If you see >50 MB resident, it’s almost certainly the SQLite meter database with millions of rows. Check:

ls -lh ~/.config/tok0/meter.db
sqlite3 ~/.config/tok0/meter.db "SELECT COUNT(*) FROM events;"

The meter retains data forever by default. To prune:

sqlite3 ~/.config/tok0/meter.db "DELETE FROM events WHERE ts < strftime('%s', 'now', '-90 days');"
sqlite3 ~/.config/tok0/meter.db "VACUUM;"

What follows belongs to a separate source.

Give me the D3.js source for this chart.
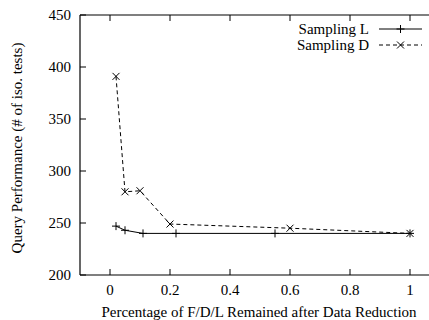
<!DOCTYPE html>
<html>
<head>
<meta charset="utf-8">
<script src="https://cdn.jsdelivr.net/npm/d3@7"></script>
<style>
  body { margin: 0; background: #fff; }
  svg { display: block; }
  text { font-family: "Liberation Serif", "DejaVu Serif", serif; fill: #000; }
</style>
</head>
<body>
<div id="chart"></div>
<script>
// data
const xTicks = [0, 0.2, 0.4, 0.6, 0.8, 1];
const yTicks = [200, 250, 300, 350, 400, 450];

const lX = [0.02, 0.05, 0.11, 0.22, 0.55, 1.0];
const lY = [247, 243, 240, 240, 240, 240];

const dX = [0.02, 0.05, 0.10, 0.20, 0.60, 1.0];
const dY = [391, 280, 281, 249, 245, 240];

const seriesNames = ["Sampling L", "Sampling D"];

const W = 429, H = 320;
const margin = {top: 15, left: 80, bottom: 45};
const fs = 15;

const svg = d3.select("#chart").append("svg")
    .attr("width", W)
    .attr("height", H);

// x range runs past the right edge, like the cropped original
const x = d3.scaleLinear().domain([-0.1, 1.1]).range([margin.left, margin.left + 360]);
const y = d3.scaleLinear().domain([200, 450]).range([H - margin.bottom, margin.top]);

const x0 = x.range()[0], x1 = x.range()[1];
const y0 = y.range()[0], y1 = y.range()[1];
const tick = 6;

// frame
const frame = svg.append("g").attr("stroke", "#000").attr("stroke-width", 1.2);
frame.append("line").attr("x1", x0).attr("x2", x1).attr("y1", y0).attr("y2", y0);
frame.append("line").attr("x1", x0).attr("x2", x1).attr("y1", y1).attr("y2", y1);
frame.append("line").attr("x1", x0).attr("x2", x0).attr("y1", y0).attr("y2", y1);

// inward ticks
const ticks = svg.append("g").attr("stroke", "#000").attr("stroke-width", 1);
xTicks.forEach(v => {
    ticks.append("line").attr("x1", x(v)).attr("x2", x(v)).attr("y1", y0).attr("y2", y0 - tick);
    ticks.append("line").attr("x1", x(v)).attr("x2", x(v)).attr("y1", y1).attr("y2", y1 + tick);
});
yTicks.forEach(v => {
    ticks.append("line").attr("x1", x0).attr("x2", x0 + tick).attr("y1", y(v)).attr("y2", y(v));
});

// tick labels
svg.append("g").selectAll("text").data(xTicks).join("text")
    .attr("x", d => x(d))
    .attr("y", y0 + 15)
    .attr("dy", "0.35em")
    .attr("text-anchor", "middle")
    .attr("font-size", fs)
    .text(d => d3.format("")(d));

svg.append("g").selectAll("text").data(yTicks).join("text")
    .attr("x", x0 - 9)
    .attr("y", d => y(d))
    .attr("dy", "0.35em")
    .attr("text-anchor", "end")
    .attr("font-size", fs)
    .text(d => d);

// axis titles
svg.append("text")
    .attr("x", 259)
    .attr("y", 312)
    .attr("dy", "0.35em")
    .attr("text-anchor", "middle")
    .attr("font-size", fs)
    .text("Percentage of F/D/L Remained after Data Reduction");

svg.append("text")
    .attr("transform", `translate(17,148) rotate(-90)`)
    .attr("dy", "0.35em")
    .attr("text-anchor", "middle")
    .attr("font-size", fs)
    .text("Query Performance (# of iso. tests)");

// lines
const lData = lX.map((v, i) => [v, lY[i]]);
const dData = dX.map((v, i) => [v, dY[i]]);
const line = d3.line().x(d => x(d[0])).y(d => y(d[1]));

svg.append("path").datum(lData)
    .attr("d", line).attr("fill", "none").attr("stroke", "#000").attr("stroke-width", 1);
svg.append("path").datum(dData)
    .attr("d", line).attr("fill", "none").attr("stroke", "#000").attr("stroke-width", 1)
    .attr("stroke-dasharray", "4,3");

const plus = (g, cx, cy, s) => {
    g.append("line").attr("x1", cx - s).attr("x2", cx + s).attr("y1", cy).attr("y2", cy);
    g.append("line").attr("x1", cx).attr("x2", cx).attr("y1", cy - s).attr("y2", cy + s);
};
const cross = (g, cx, cy, s) => {
    g.append("line").attr("x1", cx - s).attr("x2", cx + s).attr("y1", cy - s).attr("y2", cy + s);
    g.append("line").attr("x1", cx - s).attr("x2", cx + s).attr("y1", cy + s).attr("y2", cy - s);
};

const marks = svg.append("g").attr("stroke", "#000").attr("stroke-width", 1);
lData.forEach(d => plus(marks, x(d[0]), y(d[1]), 4));
dData.forEach(d => cross(marks, x(d[0]), y(d[1]), 3.5));

// legend
const leg = svg.append("g");
const legRows = [29, 45];
seriesNames.forEach((name, i) => {
    leg.append("text")
        .attr("x", 369)
        .attr("y", legRows[i])
        .attr("dy", "0.35em")
        .attr("text-anchor", "end")
        .attr("font-size", fs)
        .text(name);
    const ln = leg.append("line")
        .attr("x1", 379).attr("x2", 422)
        .attr("y1", legRows[i]).attr("y2", legRows[i])
        .attr("stroke", "#000").attr("stroke-width", 1);
    if (i === 1) ln.attr("stroke-dasharray", "4,3");
    const g = leg.append("g").attr("stroke", "#000").attr("stroke-width", 1);
    if (i === 0) plus(g, 400.5, legRows[i], 4);
    else cross(g, 400.5, legRows[i], 3.5);
});
</script>
</body>
</html>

Or set [general].meter_retention_days = 90 in your config and tok0 prunes automatically on startup.

Binary size

$ size $(which tok0)
   text	   data	    bss	    dec	    hex	filename
8421376	  17280	    424	8439080	 80b768	tok0

8.1 MB stripped. CI gates this — any commit pushing it past 9 MB fails the build. The largest contributors:

regex and regex-syntax (~1.2 MB)
rusqlite + bundled SQLite (~2.4 MB)
120 embedded TOML rule files (~85 KB total)
52 native compressors (~600 KB)

The cloud feature adds ~600 KB (HTTP client, JSON serde). Default builds don’t include it.

Threading guarantee

tok0 is single-threaded plus one mpsc-fed metering writer thread. There is no thread spawning anywhere else in the binary. That’s a hard contract — clippy is configured to flag any new std::thread::spawn outside the metering module.

Why it matters: deterministic execution order in tests, no lock contention, predictable cold-start cost, no surprise CPU pinning.

Regression gates

Every PR runs:

cargo bench --features ci-bench

The bench suite asserts:

Cold start ≤ 5.0 ms (95th percentile across 100 runs)
Compression latency ≤ 1.0 ms (95th percentile, all built-in fixtures)
Binary size ≤ 9.0 MB stripped
No memory growth >5% across 1000 sequential compressions

A >10% regression on any of these fails CI. Authors must either restore parity or document the trade-off in the PR description.

Tip

The exact bench numbers from the latest release are published at tok0.dev/bench with raw csv output, so you can diff against your own machine.